November 10, 2017, 7:26 AM · I think there's a significant difference between teachers who have very solid fundamentals themselves, and those that don't. Note that even advanced players may not necessarily have great fundamentals, and that not every teaching pro is at an advanced level of playing themselves.

Ideally you want to learn from someone who has great fundamentals and knows how to convey them and fix issues in the student.

I'm guessing that Ella can probably judge whether or not her fundamentals are solid enough to teach a beginner.

But it's not clear to me that this student is actually a beginner -- it sounds like they might not be. In that case they probably belong with a good professional teacher.

November 10, 2017, 11:24 AM · George I agree that there are always exceptional circumstances. I have one piano student even though I'm not anywhere near pro level in my technical skill at the piano. However the student wants mainly to learn how to improvise, and that is something that I do about as well as any of the other piano teachers in my area, at least, as far as I know. I had "the conversation" with his parents. Nobody went into the arrangement blindly.
Edited: November 10, 2017, 2:42 PM · Carlos,

Thanks for the affirmation. I stumbled into teaching when a neighbor child was frustrated at what was happening in his violin class in public school. Then I heard from other parents and eventually from the young musicians themselves.

My arrangement with the local professionals is that they are willing to reduce/waive their fees but the young musician has to be past all the beginner problems and have come to the point of committing to the instrument as well as practicing and not showing up at lessons un-prepared. Yes, that is a high bar and not all the young musicians I start make it that far as they lose interest. The few that meet the criteria are doing well and everyone is happy.

November 10, 2017, 6:15 PM · "I recently got an offer from a friend to teach an adolescent violin student. She took lessons, passed an exam, and because her teacher moved away, she hasn't played since the exam. ... The friend hasn't told me anything about this after receiving this message. I am trying to get at why she has not bothered to find a new teacher."

Sounds to me like there's an element of coaxing, minimising resistance, etc., involved here, and probably other nuances involved which we could speculate about at best. You should talk to her, preferably in person, and probably with the child as well.

I agree that the "friend first, teacher second" perspective might be the more useful one. A way out of your difficulties might be to have a meeting or more, and to gravitate towards helping them find a good teacher if that's what would suit the child.

November 10, 2017, 6:24 PM · Thank you all for your responses. I found Yixi's response to be particularly helpful. I have already sent the friend an email saying I would love to teach the adolescent violinist if need be after some long thought. The friend hasn't responded to me yet.
Edited: November 10, 2017, 11:02 PM · Ella, hopefully that is true, and this is what you want rather than what you think is right as it will be a lot more difficult later to severe the teaching relationship if it turns out that the child isn't a good match for you. If it were me, I think I would have said to my friend, "...I'd love to, however I don't know if I would be the best teacher for her, it depends on her goals, level and expectations.
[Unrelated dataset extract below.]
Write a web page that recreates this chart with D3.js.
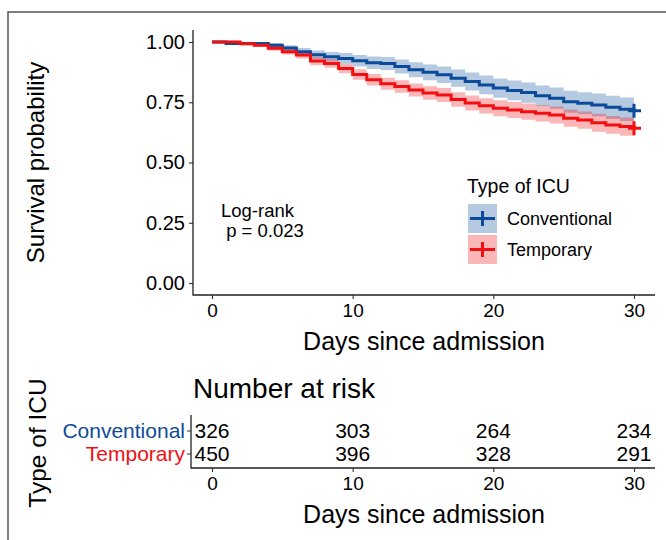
<!DOCTYPE html>
<html>
<head>
<meta charset="utf-8">
<script src="https://cdn.jsdelivr.net/npm/d3@7"></script>
<style>
  body { margin: 0; background: #fff; }
  svg text { font-family: "Liberation Sans", Arial, sans-serif; }
</style>
</head>
<body>
<div id="chart"></div>
<script>
const days = d3.range(0, 31);
const groups = ["Conventional", "Temporary"];
const groupColors = ["#0B4B9A", "#F20F12"];

// Kaplan-Meier estimates, one value per day 0..30
const convSurv = [1.000, 0.994, 0.994, 0.994, 0.987, 0.975, 0.960, 0.947, 0.939, 0.932,
  0.922, 0.914, 0.911, 0.898, 0.885, 0.874, 0.864, 0.850, 0.836, 0.822,
  0.809, 0.799, 0.790, 0.777, 0.767, 0.752, 0.746, 0.739, 0.729, 0.721, 0.715];
const convUpper = [1.000, 1.000, 1.000, 1.000, 0.996, 0.987, 0.975, 0.965, 0.959, 0.954,
  0.946, 0.940, 0.938, 0.927, 0.916, 0.907, 0.898, 0.886, 0.873, 0.861,
  0.849, 0.840, 0.832, 0.820, 0.811, 0.798, 0.792, 0.786, 0.777, 0.770, 0.767];
const convLower = [1.000, 0.988, 0.988, 0.988, 0.978, 0.963, 0.945, 0.929, 0.919, 0.910,
  0.898, 0.888, 0.884, 0.869, 0.854, 0.841, 0.830, 0.814, 0.799, 0.783,
  0.769, 0.758, 0.748, 0.734, 0.723, 0.706, 0.700, 0.692, 0.681, 0.672, 0.667];

const tempSurv = [1.000, 1.000, 0.993, 0.987, 0.974, 0.960, 0.946, 0.921, 0.911, 0.890,
  0.865, 0.843, 0.827, 0.815, 0.801, 0.788, 0.780, 0.761, 0.747, 0.735,
  0.725, 0.718, 0.711, 0.704, 0.697, 0.684, 0.676, 0.665, 0.656, 0.649, 0.642];
const tempUpper = [1.000, 1.000, 0.999, 0.995, 0.984, 0.972, 0.960, 0.938, 0.929, 0.910,
  0.887, 0.867, 0.852, 0.841, 0.828, 0.816, 0.809, 0.791, 0.778, 0.767,
  0.758, 0.751, 0.745, 0.738, 0.732, 0.720, 0.712, 0.702, 0.693, 0.687, 0.682];
const tempLower = [1.000, 1.000, 0.987, 0.979, 0.964, 0.948, 0.932, 0.904, 0.893, 0.870,
  0.843, 0.819, 0.802, 0.789, 0.774, 0.760, 0.751, 0.731, 0.716, 0.703,
  0.692, 0.685, 0.677, 0.670, 0.662, 0.648, 0.640, 0.628, 0.619, 0.611, 0.604];

const riskTimes = [0, 10, 20, 30];
const convRisk = [326, 303, 264, 234];
const tempRisk = [450, 396, 328, 291];

const yTicks = [0, 0.25, 0.5, 0.75, 1];
const pText = ["Log-rank", " p = 0.023"];

const width = 666, height = 540;
const svg = d3.select("#chart").append("svg")
  .attr("width", width)
  .attr("height", height);

// outer frame (only top and left edges show in the crop)
svg.append("path")
  .attr("d", `M8,540 L8,12 L666,12`)
  .attr("fill", "none")
  .attr("stroke", "#555")
  .attr("stroke-width", 1.5);

const x = d3.scaleLinear().domain([0, 30]).range([212, 634]);
const y = d3.scaleLinear().domain([0, 1]).range([283, 42]);
const panel = { left: 193, right: 655, top: 30, bottom: 295 };

const series = [
  { name: groups[0], color: groupColors[0], s: convSurv, lo: convLower, hi: convUpper },
  { name: groups[1], color: groupColors[1], s: tempSurv, lo: tempLower, hi: tempUpper }
];

const area = d3.area()
  .curve(d3.curveStepAfter)
  .x((d, i) => x(days[i]))
  .y0(d => y(d[0]))
  .y1(d => y(d[1]));
const line = d3.line()
  .curve(d3.curveStepAfter)
  .x((d, i) => x(days[i]))
  .y(d => y(d));

series.forEach(g => {
  svg.append("path")
    .datum(g.lo.map((v, i) => [v, g.hi[i]]))
    .attr("d", area)
    .attr("fill", g.color)
    .attr("fill-opacity", 0.3);
});
series.forEach(g => {
  svg.append("path")
    .datum(g.s)
    .attr("d", line)
    .attr("fill", "none")
    .attr("stroke", g.color)
    .attr("stroke-width", 3);
  // censor mark at the end of follow-up
  const cx = x(days[days.length - 1]), cy = y(g.s[g.s.length - 1]);
  svg.append("path")
    .attr("d", `M${cx - 6},${cy} L${cx + 7},${cy} M${cx},${cy - 7} L${cx},${cy + 7}`)
    .attr("stroke", g.color)
    .attr("stroke-width", 3);
});

// axes of the survival panel
const axisStyle = size => sel => {
  sel.select(".domain").remove();
  sel.selectAll("line").attr("stroke", "#333").attr("stroke-width", 1.1);
  sel.selectAll("text").style("fill", "#000").style("font-size", size)
    .style("font-family", "'Liberation Sans', Arial, sans-serif");
};

svg.append("g")
  .attr("transform", `translate(${panel.left},0)`)
  .call(d3.axisLeft(y).tickValues(yTicks).tickFormat(d3.format(".2f")).tickSize(4).tickPadding(4))
  .call(axisStyle("20px"));
svg.append("g")
  .attr("transform", `translate(0,${panel.bottom})`)
  .call(d3.axisBottom(x).tickValues(riskTimes).tickSize(4).tickPadding(5))
  .call(axisStyle("19px"));
svg.append("path")
  .attr("d", `M${panel.left},${panel.top} L${panel.left},${panel.bottom} L${panel.right},${panel.bottom}`)
  .attr("fill", "none")
  .attr("stroke", "#222")
  .attr("stroke-width", 1.3);

svg.append("text")
  .attr("transform", `translate(44,${(panel.top + panel.bottom) / 2}) rotate(-90)`)
  .attr("text-anchor", "middle")
  .style("font-size", "24px")
  .text("Survival probability");
svg.append("text")
  .attr("x", (panel.left + panel.right) / 2)
  .attr("y", 350)
  .attr("text-anchor", "middle")
  .style("font-size", "25px")
  .text("Days since admission");

// log-rank annotation
svg.append("text")
  .attr("x", 221).attr("y", 217)
  .style("font-size", "18.5px")
  .selectAll("tspan")
  .data(pText)
  .join("tspan")
  .attr("x", 221)
  .attr("dy", (d, i) => i ? 20 : 0)
  .attr("xml:space", "preserve")
  .text(d => d);

// legend
const legend = svg.append("g").attr("transform", "translate(467,0)");
legend.append("text")
  .attr("x", 0).attr("y", 193)
  .style("font-size", "19.5px")
  .text("Type of ICU");
series.forEach((g, i) => {
  const ky = 204 + i * 31;
  legend.append("rect")
    .attr("x", 1).attr("y", ky).attr("width", 29).attr("height", 29)
    .attr("fill", g.color).attr("fill-opacity", 0.3);
  legend.append("path")
    .attr("d", `M3,${ky + 14.5} L28,${ky + 14.5} M15.5,${ky + 7} L15.5,${ky + 22}`)
    .attr("stroke", g.color)
    .attr("stroke-width", 3);
  legend.append("text")
    .attr("x", 40).attr("y", ky + 21)
    .style("font-size", "18px")
    .text(g.name);
});

// risk table
svg.append("text")
  .attr("x", 193).attr("y", 398)
  .style("font-size", "28px")
  .text("Number at risk");

const rowY = d3.scalePoint().domain(groups).range([430.5, 453.5]);
const tablePanel = { left: 191, right: 655, top: 415, bottom: 468 };

const riskRows = [convRisk, tempRisk];
riskRows.forEach((row, r) => {
  svg.append("g")
    .selectAll("text")
    .data(row)
    .join("text")
    .attr("x", (d, i) => x(riskTimes[i]))
    .attr("y", rowY(groups[r]) + 7.5)
    .attr("text-anchor", "middle")
    .style("font-size", "21px")
    .text(d => d);
});

svg.append("g")
  .attr("transform", `translate(${tablePanel.left},0)`)
  .call(d3.axisLeft(rowY).tickSize(4).tickPadding(2))
  .call(sel => {
    sel.select(".domain").remove();
    sel.selectAll("line").attr("stroke", "#333");
    sel.selectAll("text")
      .style("font-size", "21px")
      .style("font-family", "'Liberation Sans', Arial, sans-serif")
      .style("fill", (d, i) => groupColors[i]);
  });
svg.append("g")
  .attr("transform", `translate(0,${tablePanel.bottom})`)
  .call(d3.axisBottom(x).tickValues(riskTimes).tickSize(4).tickPadding(5))
  .call(axisStyle("19px"));
svg.append("path")
  .attr("d", `M${tablePanel.left},${tablePanel.top} L${tablePanel.left},${tablePanel.bottom} L${tablePanel.right},${tablePanel.bottom}`)
  .attr("fill", "none")
  .attr("stroke", "#222")
  .attr("stroke-width", 1.3);

svg.append("text")
  .attr("transform", `translate(46,443) rotate(-90)`)
  .attr("text-anchor", "middle")
  .style("font-size", "24.5px")
  .text("Type of ICU");
svg.append("text")
  .attr("x", (tablePanel.left + tablePanel.right) / 2 + 1)
  .attr("y", 523)
  .attr("text-anchor", "middle")
  .style("font-size", "25px")
  .text("Days since admission");
</script>
</body>
</html>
Can we first discuss the situation with her?"... and in the process find out if she did look around and if not why not, and lay some ground rules with both child and friend/parent that would set clear expectations and give me an acceptable future way out without affecting our friendship if it were to become necessary. You may know the saying:, never do business with friends and/or family! You sound a bit like you feel somewhat cornered into a situation you are not totally comfortable with.

P.s. addendum: Personally I would be upset if a friend had put me in that situation to begin with. Your friend should have asked for your advice for a suitable teacher, and leave the door open for you to offer. Don't feel bad about what you said.

November 11, 2017, 11:12 AM · Thank you so much for your response, Roger. I still haven't heard back from my friend, but hopefully, things are okay.